▶ DIRECTIONS: Return the lines that follow, exactly as they appear, from the first through the one containing "3.4, txt, ha='center', va='center', fontsize=fs, color='white')"; no pictures are to be included.

▶ PROVIDED MATERIAL:
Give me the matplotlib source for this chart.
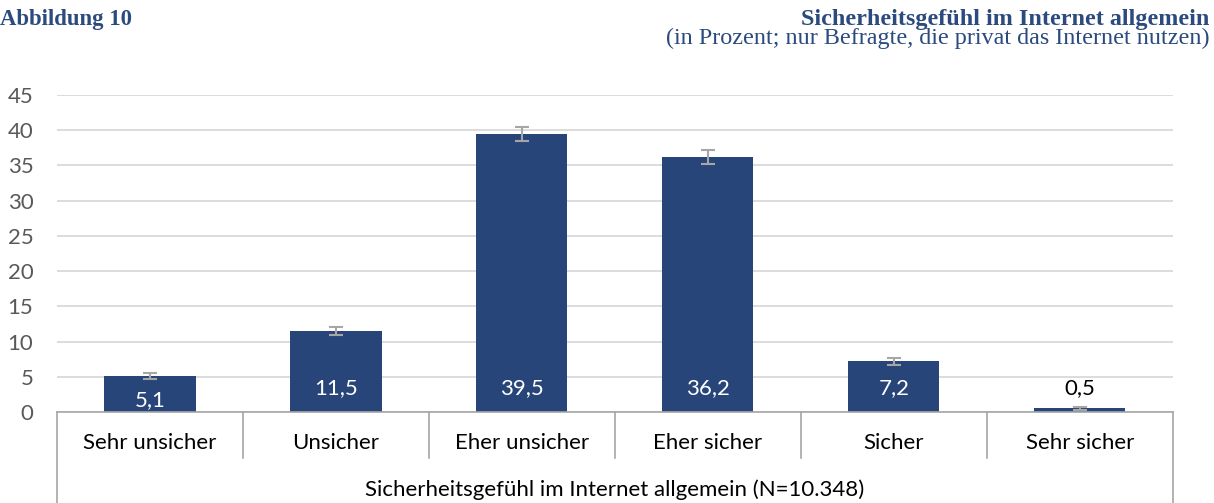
import numpy as np
import matplotlib.pyplot as plt

# Werte aus der Abbildung
kategorien = ["Sehr unsicher", "Unsicher", "Eher unsicher", "Eher sicher", "Sicher", "Sehr sicher"]
anteile = [5.1, 11.5, 39.5, 36.2, 7.2, 0.5]
fehler = [0.4, 0.6, 1.0, 0.95, 0.5, 0.2]
beschriftung = ["5,1", "11,5", "39,5", "36,2", "7,2", "0,5"]
y_ticks = [0, 5, 10, 15, 20, 25, 30, 35, 40, 45]

navy = "#28457a"
titel_farbe = "#2b4a7e"
grau = "#a6a6a6"
fs = 16

plt.rcParams['font.family'] = ['Lato', 'DejaVu Sans']

fig = plt.figure(figsize=(12.14, 5.03), dpi=100)
ax = fig.add_axes([0.047, 0.181, 0.919, 0.630])

x = np.arange(len(kategorien))
ax.bar(x, anteile, width=0.49, color=navy, zorder=2)
ax.errorbar(x, anteile, yerr=fehler, fmt='none', ecolor=grau, elinewidth=1.5,
            capsize=5, capthick=1.5, zorder=3)

for i, (v, txt) in enumerate(zip(anteile, beschriftung)):
    if v < 2:
        ax.text(i, 3.4, txt, ha='center', va='center', fontsize=fs, color='black')
    elif v < 6:
        ax.text(i, 1.7, txt, ha='center', va='center', fontsize=fs, color='white')
    else:
        ax.text(i, 3.4, txt, ha='center', va='center', fontsize=fs, color='white')

ax.set_xlim(-0.5, len(kategorien) - 0.5)
ax.set_ylim(0, 45)
ax.set_yticks(y_ticks)
ax.tick_params(axis='y', length=0, pad=17, labelsize=fs, labelcolor='#595959')
ax.set_xticks([])
ax.yaxis.grid(True, color='#d9d9d9', linewidth=1.3, zorder=0)
ax.set_axisbelow(True)
for s in ['top', 'right', 'left']:
    ax.spines[s].set_visible(False)
ax.spines['bottom'].set_color(grau)
ax.spines['bottom'].set_linewidth(1.2)

# Kategorienkaesten unter der Achse
trans = ax.get_xaxis_transform()
for b in np.arange(-0.5, len(kategorien), 1.0):
    unten = -0.29 if b in (-0.5, len(kategorien) - 0.5) else -0.145
    ax.plot([b, b], [0, unten], transform=trans, color=grau, lw=1.2, clip_on=False)
for i, k in enumerate(kategorien):
    ax.text(i, -0.098, k, transform=trans, ha='center', va='center', fontsize=fs)
ax.text(2.5, -0.246, "Sicherheitsgefühl im Internet allgemein (N=10.348)", transform=trans,
        ha='center', va='center', fontsize=fs)

fig.text(0.0, 0.962, "Abbildung 10", ha='left', va='center', fontsize=16.4,
         fontweight='bold', family='Liberation Serif', color=titel_farbe)
fig.text(0.996, 0.962, "Sicherheitsgefühl im Internet allgemein", ha='right', va='center',
         fontsize=17.4, fontweight='bold', family='Liberation Serif', color=titel_farbe)
fig.text(0.996, 0.924, "(in Prozent; nur Befragte, die privat das Internet nutzen)", ha='right',
         va='center', fontsize=17.4, family='Liberation Serif', color=titel_farbe)

fig.savefig("out.png", dpi=100)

▶ SOLUTION FOR THIS PROBLEM:
Give me the matplotlib source for this chart.
import numpy as np
import matplotlib.pyplot as plt

# Werte aus der Abbildung
kategorien = ["Sehr unsicher", "Unsicher", "Eher unsicher", "Eher sicher", "Sicher", "Sehr sicher"]
anteile = [5.1, 11.5, 39.5, 36.2, 7.2, 0.5]
fehler = [0.4, 0.6, 1.0, 0.95, 0.5, 0.2]
beschriftung = ["5,1", "11,5", "39,5", "36,2", "7,2", "0,5"]
y_ticks = [0, 5, 10, 15, 20, 25, 30, 35, 40, 45]

navy = "#28457a"
titel_farbe = "#2b4a7e"
grau = "#a6a6a6"
fs = 16

plt.rcParams['font.family'] = ['Lato', 'DejaVu Sans']

fig = plt.figure(figsize=(12.14, 5.03), dpi=100)
ax = fig.add_axes([0.047, 0.181, 0.919, 0.630])

x = np.arange(len(kategorien))
ax.bar(x, anteile, width=0.49, color=navy, zorder=2)
ax.errorbar(x, anteile, yerr=fehler, fmt='none', ecolor=grau, elinewidth=1.5,
            capsize=5, capthick=1.5, zorder=3)

for i, (v, txt) in enumerate(zip(anteile, beschriftung)):
    if v < 2:
        ax.text(i, 3.4, txt, ha='center', va='center', fontsize=fs, color='black')
    elif v < 6:
        ax.text(i, 1.7, txt, ha='center', va='center', fontsize=fs, color='white')
    else:
        ax.text(i, 3.4, txt, ha='center', va='center', fontsize=fs, color='white')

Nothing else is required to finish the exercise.